You might think this a fanciful interpretation. But bear with me. Few prime ministers accept that, when they leave office, they will no longer play a significant role.

Churchill, having at last been persuaded to retire in his 80s, offered to return to government during the Suez crisis a year later. Anthony Eden, seriously ill as well as discredited when he left office in 1957, refused a peerage until 1961, apparently believing the nation would eventually demand a glorious return.

Margaret Thatcher, ousted at 65, undermined the next two Tory leaders.

Blair, even if he hangs on until 2008, will be younger than any of them. Do we seriously believe that a man with such a strong sense of mission will be content to drop off the political radar? He will want to protect his legacy, to ensure Labour doesn’t go back to what he sees as its bad old ways.

That question will be resolved decisively only when Labour returns to opposition. Indeed, you could say that 2014 — when the nation turns with relief to Labour after a brief interval of Tory government, much as it used to welcome back the Tories after brief Labour intervals — could mark the ultimate triumph of the Blairite project: to make Labour the ‘natural’ governing party.

It is possible, but highly unlikely, that Blair himself, still barely 60, would return to lead this victory. More probably, it will be one of his protégés, such as David Miliband.

It won’t be Gordon Brown, we can assume, because the Blairites will never forgive him for the past decade, and the Labour rank-and-file will be disappointed that he turns out to be nothing like as Left as they hope. When he loses the next election (whether or not it’s his fault), he’ll be smartly dumped.

If we accept this construct, as the academics would call it, certain aspects of the reshuffle, previously mysterious, become explicable. Reshuffles are supposed to ‘freshen up’ a government. So why would Blair promote Margaret Beckett, 63, and John Reid, 59? Why do his spin doctors try to convince us that new Education Secretary Alan Johnson, 56, is a rising star?

Why is Patricia Hewitt, 57, left to continue struggling with a disgruntled NHS workforce?
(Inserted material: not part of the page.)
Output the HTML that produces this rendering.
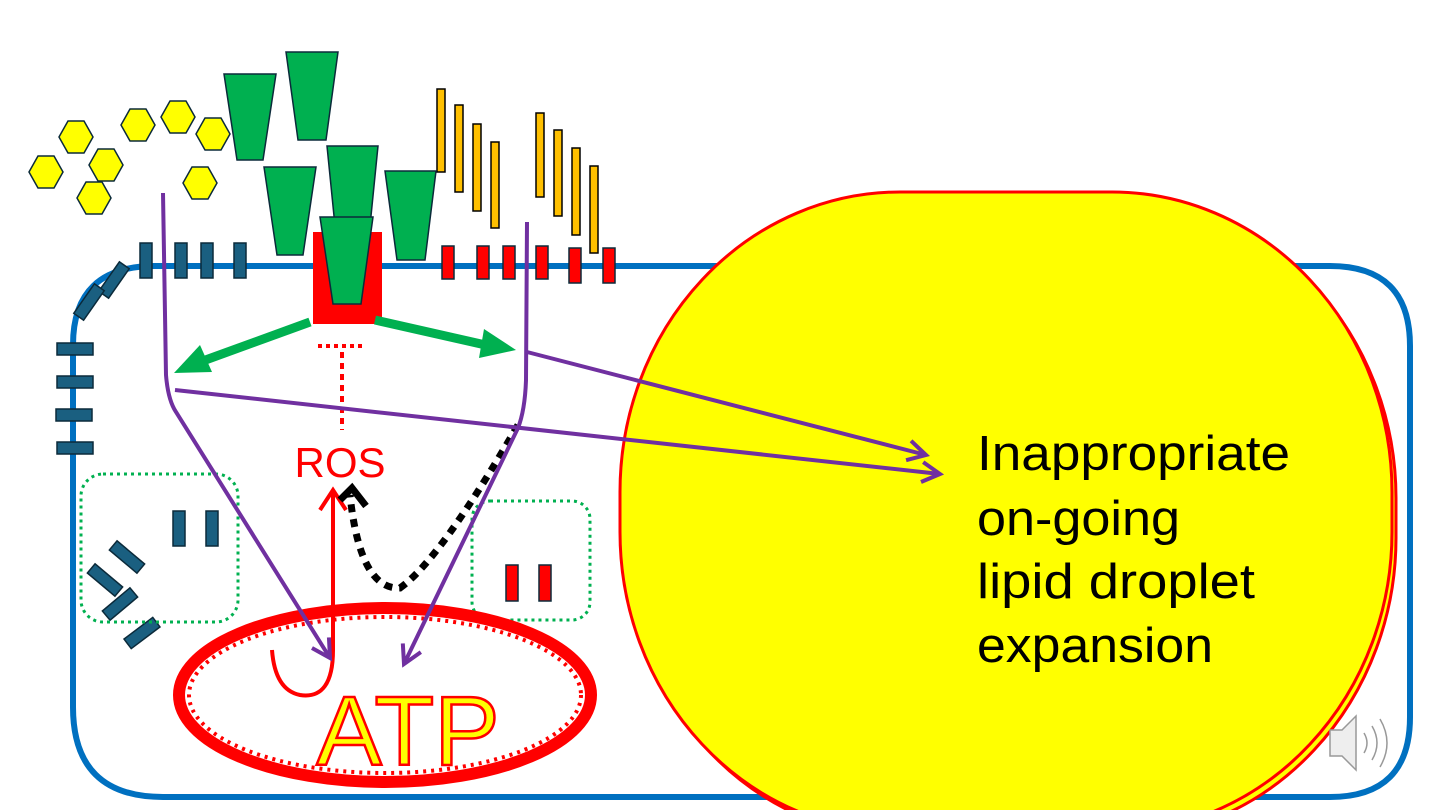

Why didn’t Blair give one of these positions to, say, the 40-year-old David Miliband?

The usual explanation for Blair’s reluctance to promote young talent is that most of it is Brownite. Even Miliband, former head of Blair’s policy unit, is reckoned to have half a foot in the other camp.

But let’s try a more generous interpretation. Perhaps Blair is playing the long game. Perhaps Labour’s next generation is being kept out of the limelight so that it is not politically damaged in the final years of this government. It will then have the clout to rebuild Labour in opposition and form a credible government in 2014.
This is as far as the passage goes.